What made it stop and how do we identify and catch this so it does not occur again?
Performance Management all Supported Releases
The root cause of this problem is clock drift between the servers (PC, DA, DC and/or DR). This is shown in the date/time stamps in the DC karaf.log (under <IMDataCollector_HOME>/apache-karaf-2.4.3/data/log directory) drifting over time.

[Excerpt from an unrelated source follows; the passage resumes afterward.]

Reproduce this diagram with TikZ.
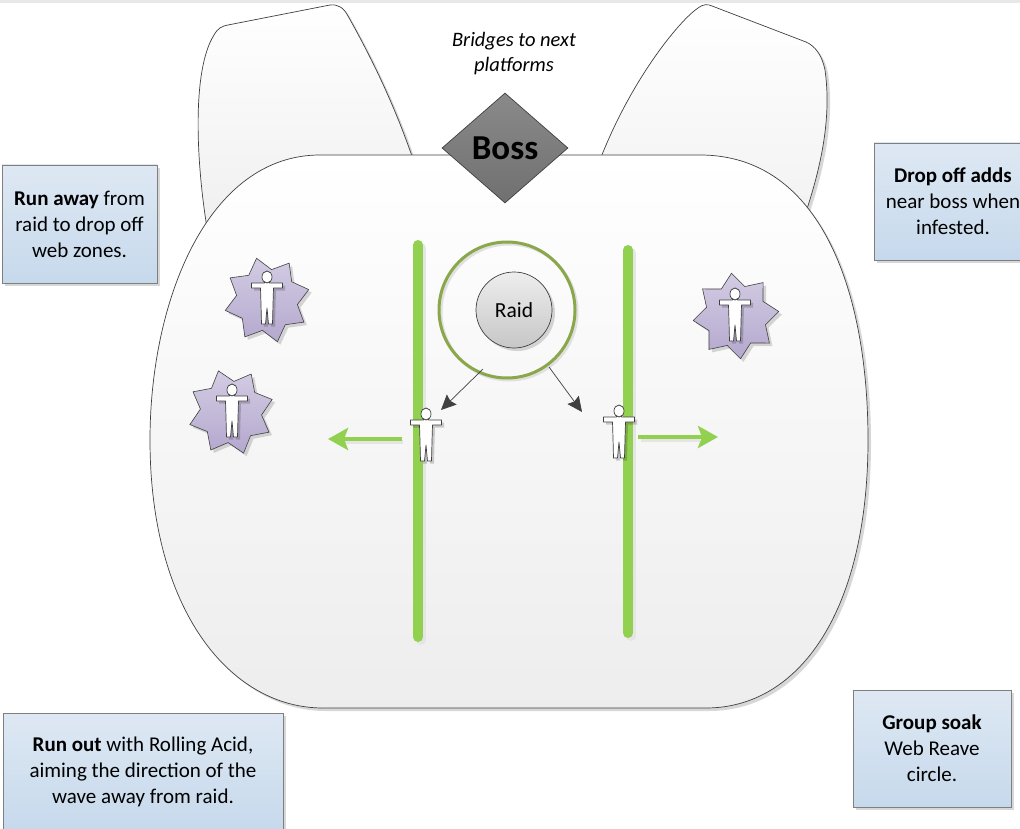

For example:
2019-09-10 12:59:35,761 | INFO | r-Timer-thread-1 | KahaDBFileMonitor | .health.kahadb.KahaDBFileMonitor 98 | 199 - com.ca.im.data-collection-manager.health - 3.7.2.RELEASE-393 | | Number of Kaha DB files: 4
2019-09-10 13:01:35,762 | INFO | r-Timer-thread-1 | KahaDBFileMonitor | .health.kahadb.KahaDBFileMonitor 98 | 199 - com.ca.im.data-collection-manager.health - 3.7.2.RELEASE-393 | | Number of Kaha DB files: 4
2019-09-10 13:03:35,763 | INFO | r-Timer-thread-1 | KahaDBFileMonitor | .health.kahadb.KahaDBFileMonitor 98 | 199 - com.ca.im.data-collection-manager.health - 3.7.2.RELEASE-393 | | Number of Kaha DB files: 4
These should be exactly 2 minutes (down to the milliseconds) apart. However, if the milliseconds here are drifting upwards, then this causes a loss of synch after a while and hence the dropping of polls as shown in the error below which may be repeated many times in the DC karaf.log:
2019-09-10 13:23:32,861 | ERROR | l 60000-thread-1 | PollerScheduledExecutor | r.common.PollerScheduledExecutor 290 | 191 - com.ca.im.data-collection-manager.core.common - 3.7.2.RELEASE-393 | | Executor Scheduler B for poll interval 60000 for poll Cycle : 1568085360000 (Tue Sep 10 13:16:00 AEST 2019) dropped poll requests=1
Check that all 4 servers (PC, DA, DC and DR) are synchronized via NTP or chrony.
The only way to fix this type of problem at the moment is to restart the DC.
We are working on making the system more robust to time drift so that it restarts polling itself after dropping polls and we're looking at this for a future release.